* [JOB] Repeat the listing word for word. No pictures belong in the copy.

>> Begin GIVEN INFORMATION

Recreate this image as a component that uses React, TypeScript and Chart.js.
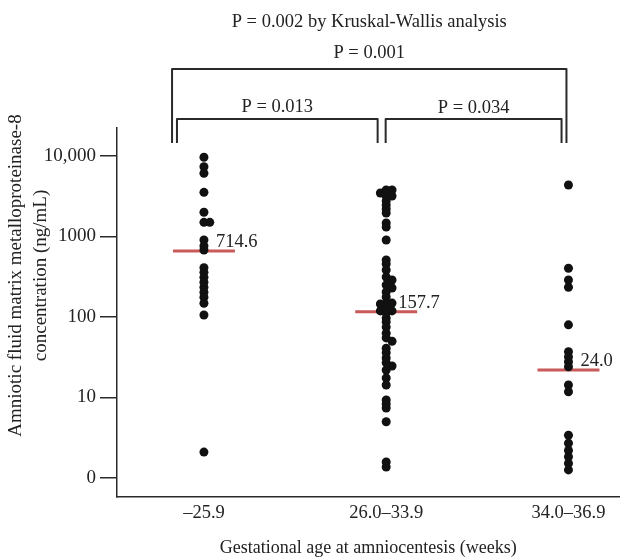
import React, { useEffect, useRef } from "react";
import { Chart, registerables } from "chart.js";

Chart.register(...registerables);

// ---- data ----
const categories = ["–25.9", "26.0–33.9", "34.0–36.9"];
const group1 = [9640, 7360, 6100, 3540, 2000, 1500, 1500, 905, 762, 680, 410, 359, 311, 270, 234, 203, 176, 148, 106, 2.1];
const group2 = [3780, 3780, 3470, 3190, 3190, 2760, 2460, 2200, 1960, 1470, 1310, 905, 511, 455, 384, 314, 288, 250, 229, 205, 177, 149, 149, 145, 129, 119, 119, 112, 97, 87, 75, 63, 55, 50, 41, 36, 31, 27, 24.6, 22, 17.5, 14.3, 9.3, 8.3, 7.4, 5.0, 1.58, 1.37];
const group3 = [4360, 403, 288, 234, 80, 37, 32, 27.8, 24.1, 14.3, 11.8, 3.4, 2.7, 2.2, 1.84, 1.52, 1.26];
const medianLines = [660, 116, 22];
const medianLabels = ["714.6", "157.7", "24.0"];
const yTicks = [1, 10, 100, 1000, 10000];
const yTickLabels = ["0", "10", "100", "1000", "10,000"];
const overallTitle = "P = 0.002 by Kruskal-Wallis analysis";
const pairLabels = ["P = 0.001", "P = 0.013", "P = 0.034"];
const xTitle = "Gestational age at amniocentesis (weeks)";
const yTitle = ["Amniotic fluid matrix metalloproteinase-8", "concentration (ng/mL)"];

const FONT = "'Liberation Serif', 'DejaVu Serif', serif";
const TEXT = "#222";
const RED = "#c85a5a";
const FS = 18.5;

// simple deterministic dodge so coincident points sit side by side
function dodge(values: number[], center: number) {
  const placed: { o: number; l: number }[] = [];
  const step = 0.032;
  const thr = 0.045;
  return values.map((v) => {
    const l = Math.log10(v);
    const offsets = [0, step, -step];
    for (const o of offsets) {
      if (!placed.some((p) => Math.abs(p.o - o) < 0.001 && Math.abs(p.l - l) < thr)) {
        placed.push({ o, l });
        return { x: center + o, y: v };
      }
    }
    return { x: center, y: v };
  });
}

const annotations = {
  id: "annotations",
  afterDatasetsDraw(chart: any) {
    const { ctx, scales } = chart;
    const xs = scales.x;
    const ys = scales.y;
    ctx.save();
    ctx.fillStyle = TEXT;
    ctx.font = `${FS}px ${FONT}`;
    ctx.textAlign = "left";
    ctx.textBaseline = "alphabetic";
    medianLabels.forEach((t, i) => {
      const px = xs.getPixelForValue(i + 1) + 12;
      const py = ys.getPixelForValue(medianLines[i]) - 4;
      ctx.fillText(t, px, py);
    });
    ctx.restore();
  },
  afterDraw(chart: any) {
    const { ctx, chartArea, scales } = chart;
    const xs = scales.x;
    const top = chartArea.top;
    const px = (v: number) => xs.getPixelForValue(v);
    ctx.save();
    ctx.strokeStyle = "#2a2a2a";
    ctx.lineWidth = 2;
    ctx.lineJoin = "round";
    const bracket = (a: number, b: number, yTop: number, yBot: number) => {
      ctx.beginPath();
      ctx.moveTo(px(a), yBot);
      ctx.lineTo(px(a), yTop);
      ctx.lineTo(px(b), yTop);
      ctx.lineTo(px(b), yBot);
      ctx.stroke();
    };
    const spans = [
      [0.825, 2.989, top - 59],
      [0.852, 1.953, top - 9],
      [1.997, 2.962, top - 9],
    ];
    spans.forEach(([a, b, y]) => bracket(a, b, y, top + 15));
    ctx.fillStyle = TEXT;
    ctx.font = `${FS}px ${FONT}`;
    ctx.textAlign = "center";
    ctx.textBaseline = "middle";
    ctx.fillText(overallTitle, px((spans[0][0] + spans[0][1]) / 2), top - 106);
    ctx.fillText(pairLabels[0], px((spans[0][0] + spans[0][1]) / 2), top - 75);
    ctx.fillText(pairLabels[1], px((spans[1][0] + spans[1][1]) / 2), top - 21);
    ctx.fillText(pairLabels[2], px((spans[2][0] + spans[2][1]) / 2), top - 20);

    // y-axis title (two rotated lines)
    ctx.save();
    ctx.font = `19px ${FONT}`;
    ctx.translate(0, 0);
    const cy = (chartArea.top + chartArea.bottom) / 2 - 37;
    [16, 41].forEach((x, i) => {
      ctx.save();
      ctx.translate(x, cy);
      ctx.rotate(-Math.PI / 2);
      ctx.fillText(yTitle[i], 0, 0);
      ctx.restore();
    });
    ctx.restore();
    ctx.restore();
  },
};

export default function App() {
  const ref = useRef<HTMLCanvasElement | null>(null);
  useEffect(() => {
    document.body.style.margin = "0";
    const canvas = ref.current!;
    const groups = [group1, group2, group3];
    const scatterSets = groups.map((g, i) => ({
      type: "scatter" as const,
      data: dodge(g, i + 1),
      backgroundColor: "#111",
      borderColor: "#111",
      pointRadius: 4.5,
      pointBorderWidth: 0,
    }));
    const medianSets = medianLines.map((m, i) => ({
      type: "line" as const,
      data: [
        { x: i + 1 - 0.17, y: m },
        { x: i + 1 + 0.17, y: m },
      ],
      borderColor: RED,
      borderWidth: 3,
      pointRadius: 0,
    }));
    const chart = new Chart(canvas, {
      type: "scatter",
      data: { datasets: [...scatterSets, ...medianSets] as any },
      options: {
        animation: false,
        responsive: false,
        events: [],
        layout: { padding: { top: 128, right: 4, left: 0, bottom: 0 } },
        plugins: { legend: { display: false }, tooltip: { enabled: false } },
        scales: {
          x: {
            type: "linear",
            min: 0.523,
            max: 3.28,
            afterBuildTicks: (s: any) => {
              s.ticks = categories.map((_, i) => ({ value: i + 1 }));
            },
            afterFit: (s: any) => {
              s.height = 60;
            },
            ticks: {
              autoSkip: false,
              maxRotation: 0,
              padding: 5,
              color: TEXT,
              font: { family: FONT, size: FS },
              callback: (v: any) => categories[Math.round(v) - 1] ?? "",
            },
            grid: { display: false, drawTicks: false },
            border: { display: true, color: "#2a2a2a", width: 1.5 },
            title: {
              display: true,
              text: xTitle,
              color: TEXT,
              font: { family: FONT, size: 18 },
              padding: { top: 0, bottom: -2 },
            },
          },
          y: {
            type: "logarithmic",
            min: 0.581,
            max: 22280,
            afterBuildTicks: (s: any) => {
              s.ticks = yTicks.map((v) => ({ value: v }));
            },
            afterFit: (s: any) => {
              s.width = 117;
            },
            ticks: {
              autoSkip: false,
              padding: 4,
              color: TEXT,
              font: { family: FONT, size: 19 },
              callback: (v: any) => {
                const i = yTicks.indexOf(Number(v));
                return i >= 0 ? yTickLabels[i] : "";
              },
            },
            grid: {
              drawOnChartArea: false,
              drawTicks: true,
              tickLength: 17,
              color: "#2a2a2a",
              lineWidth: 1.5,
            },
            border: { display: true, color: "#2a2a2a", width: 1.5 },
            title: { display: false },
          },
        },
      },
      plugins: [annotations],
    } as any);
    return () => chart.destroy();
  }, []);
  return (
    <div style={{ width: 624, height: 557 }}>
      <canvas ref={ref} width={624} height={557} />
    </div>
  );
}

>> End GIVEN INFORMATION

* [TASK SOLUTION]
Recreate this image as a component that uses React, TypeScript and Chart.js.
import React, { useEffect, useRef } from "react";
import { Chart, registerables } from "chart.js";

Chart.register(...registerables);

// ---- data ----
const categories = ["–25.9", "26.0–33.9", "34.0–36.9"];
const group1 = [9640, 7360, 6100, 3540, 2000, 1500, 1500, 905, 762, 680, 410, 359, 311, 270, 234, 203, 176, 148, 106, 2.1];
const group2 = [3780, 3780, 3470, 3190, 3190, 2760, 2460, 2200, 1960, 1470, 1310, 905, 511, 455, 384, 314, 288, 250, 229, 205, 177, 149, 149, 145, 129, 119, 119, 112, 97, 87, 75, 63, 55, 50, 41, 36, 31, 27, 24.6, 22, 17.5, 14.3, 9.3, 8.3, 7.4, 5.0, 1.58, 1.37];
const group3 = [4360, 403, 288, 234, 80, 37, 32, 27.8, 24.1, 14.3, 11.8, 3.4, 2.7, 2.2, 1.84, 1.52, 1.26];
const medianLines = [660, 116, 22];
const medianLabels = ["714.6", "157.7", "24.0"];
const yTicks = [1, 10, 100, 1000, 10000];
const yTickLabels = ["0", "10", "100", "1000", "10,000"];
const overallTitle = "P = 0.002 by Kruskal-Wallis analysis";
const pairLabels = ["P = 0.001", "P = 0.013", "P = 0.034"];
const xTitle = "Gestational age at amniocentesis (weeks)";
const yTitle = ["Amniotic fluid matrix metalloproteinase-8", "concentration (ng/mL)"];

const FONT = "'Liberation Serif', 'DejaVu Serif', serif";
const TEXT = "#222";
const RED = "#c85a5a";
const FS = 18.5;

// simple deterministic dodge so coincident points sit side by side
function dodge(values: number[], center: number) {
  const placed: { o: number; l: number }[] = [];
  const step = 0.032;
  const thr = 0.045;
  return values.map((v) => {
    const l = Math.log10(v);
    const offsets = [0, step, -step];
    for (const o of offsets) {
      if (!placed.some((p) => Math.abs(p.o - o) < 0.001 && Math.abs(p.l - l) < thr)) {
        placed.push({ o, l });
        return { x: center + o, y: v };
      }
    }
    return { x: center, y: v };
  });
}

const annotations = {
  id: "annotations",
  afterDatasetsDraw(chart: any) {
    const { ctx, scales } = chart;
    const xs = scales.x;
    const ys = scales.y;
    ctx.save();
    ctx.fillStyle = TEXT;
    ctx.font = `${FS}px ${FONT}`;
    ctx.textAlign = "left";
    ctx.textBaseline = "alphabetic";
    medianLabels.forEach((t, i) => {
      const px = xs.getPixelForValue(i + 1) + 12;
      const py = ys.getPixelForValue(medianLines[i]) - 4;
      ctx.fillText(t, px, py);
    });
    ctx.restore();
  },
  afterDraw(chart: any) {
    const { ctx, chartArea, scales } = chart;
    const xs = scales.x;
    const top = chartArea.top;
    const px = (v: number) => xs.getPixelForValue(v);
    ctx.save();
    ctx.strokeStyle = "#2a2a2a";
    ctx.lineWidth = 2;
    ctx.lineJoin = "round";
    const bracket = (a: number, b: number, yTop: number, yBot: number) => {
      ctx.beginPath();
      ctx.moveTo(px(a), yBot);
      ctx.lineTo(px(a), yTop);
      ctx.lineTo(px(b), yTop);
      ctx.lineTo(px(b), yBot);
      ctx.stroke();
    };
    const spans = [
      [0.825, 2.989, top - 59],
      [0.852, 1.953, top - 9],
      [1.997, 2.962, top - 9],
    ];
    spans.forEach(([a, b, y]) => bracket(a, b, y, top + 15));
    ctx.fillStyle = TEXT;
    ctx.font = `${FS}px ${FONT}`;
    ctx.textAlign = "center";
    ctx.textBaseline = "middle";
    ctx.fillText(overallTitle, px((spans[0][0] + spans[0][1]) / 2), top - 106);
    ctx.fillText(pairLabels[0], px((spans[0][0] + spans[0][1]) / 2), top - 75);
    ctx.fillText(pairLabels[1], px((spans[1][0] + spans[1][1]) / 2), top - 21);
    ctx.fillText(pairLabels[2], px((spans[2][0] + spans[2][1]) / 2), top - 20);

    // y-axis title (two rotated lines)
    ctx.save();
    ctx.font = `19px ${FONT}`;
    ctx.translate(0, 0);
    const cy = (chartArea.top + chartArea.bottom) / 2 - 37;
    [16, 41].forEach((x, i) => {
      ctx.save();
      ctx.translate(x, cy);
      ctx.rotate(-Math.PI / 2);
      ctx.fillText(yTitle[i], 0, 0);
      ctx.restore();
    });
    ctx.restore();
    ctx.restore();
  },
};

export default function App() {
  const ref = useRef<HTMLCanvasElement | null>(null);
  useEffect(() => {
    document.body.style.margin = "0";
    const canvas = ref.current!;
    const groups = [group1, group2, group3];
    const scatterSets = groups.map((g, i) => ({
      type: "scatter" as const,
      data: dodge(g, i + 1),
      backgroundColor: "#111",
      borderColor: "#111",
      pointRadius: 4.5,
      pointBorderWidth: 0,
    }));
    const medianSets = medianLines.map((m, i) => ({
      type: "line" as const,
      data: [
        { x: i + 1 - 0.17, y: m },
        { x: i + 1 + 0.17, y: m },
      ],
      borderColor: RED,
      borderWidth: 3,
      pointRadius: 0,
    }));
    const chart = new Chart(canvas, {
      type: "scatter",
      data: { datasets: [...scatterSets, ...medianSets] as any },
      options: {
        animation: false,
        responsive: false,
        events: [],
        layout: { padding: { top: 128, right: 4, left: 0, bottom: 0 } },
        plugins: { legend: { display: false }, tooltip: { enabled: false } },
        scales: {
          x: {
            type: "linear",
            min: 0.523,
            max: 3.28,
            afterBuildTicks: (s: any) => {
              s.ticks = categories.map((_, i) => ({ value: i + 1 }));
            },
            afterFit: (s: any) => {
              s.height = 60;
            },
            ticks: {
              autoSkip: false,
              maxRotation: 0,
              padding: 5,
              color: TEXT,
              font: { family: FONT, size: FS },
              callback: (v: any) => categories[Math.round(v) - 1] ?? "",
            },
            grid: { display: false, drawTicks: false },
            border: { display: true, color: "#2a2a2a", width: 1.5 },
            title: {
              display: true,
              text: xTitle,
              color: TEXT,
              font: { family: FONT, size: 18 },
              padding: { top: 0, bottom: -2 },
            },
          },
          y: {
            type: "logarithmic",
            min: 0.581,
            max: 22280,
            afterBuildTicks: (s: any) => {
              s.ticks = yTicks.map((v) => ({ value: v }));
            },
            afterFit: (s: any) => {
              s.width = 117;
            },
            ticks: {
              autoSkip: false,
              padding: 4,
              color: TEXT,
              font: { family: FONT, size: 19 },
              callback: (v: any) => {
                const i = yTicks.indexOf(Number(v));
                return i >= 0 ? yTickLabels[i] : "";
              },
            },
            grid: {
              drawOnChartArea: false,
              drawTicks: true,
              tickLength: 17,
              color: "#2a2a2a",
              lineWidth: 1.5,
            },
            border: { display: true, color: "#2a2a2a", width: 1.5 },
            title: { display: false },
          },
        },
      },
      plugins: [annotations],
    } as any);
    return () => chart.destroy();
  }, []);
  return (
    <div style={{ width: 624, height: 557 }}>
      <canvas ref={ref} width={624} height={557} />
    </div>
  );
}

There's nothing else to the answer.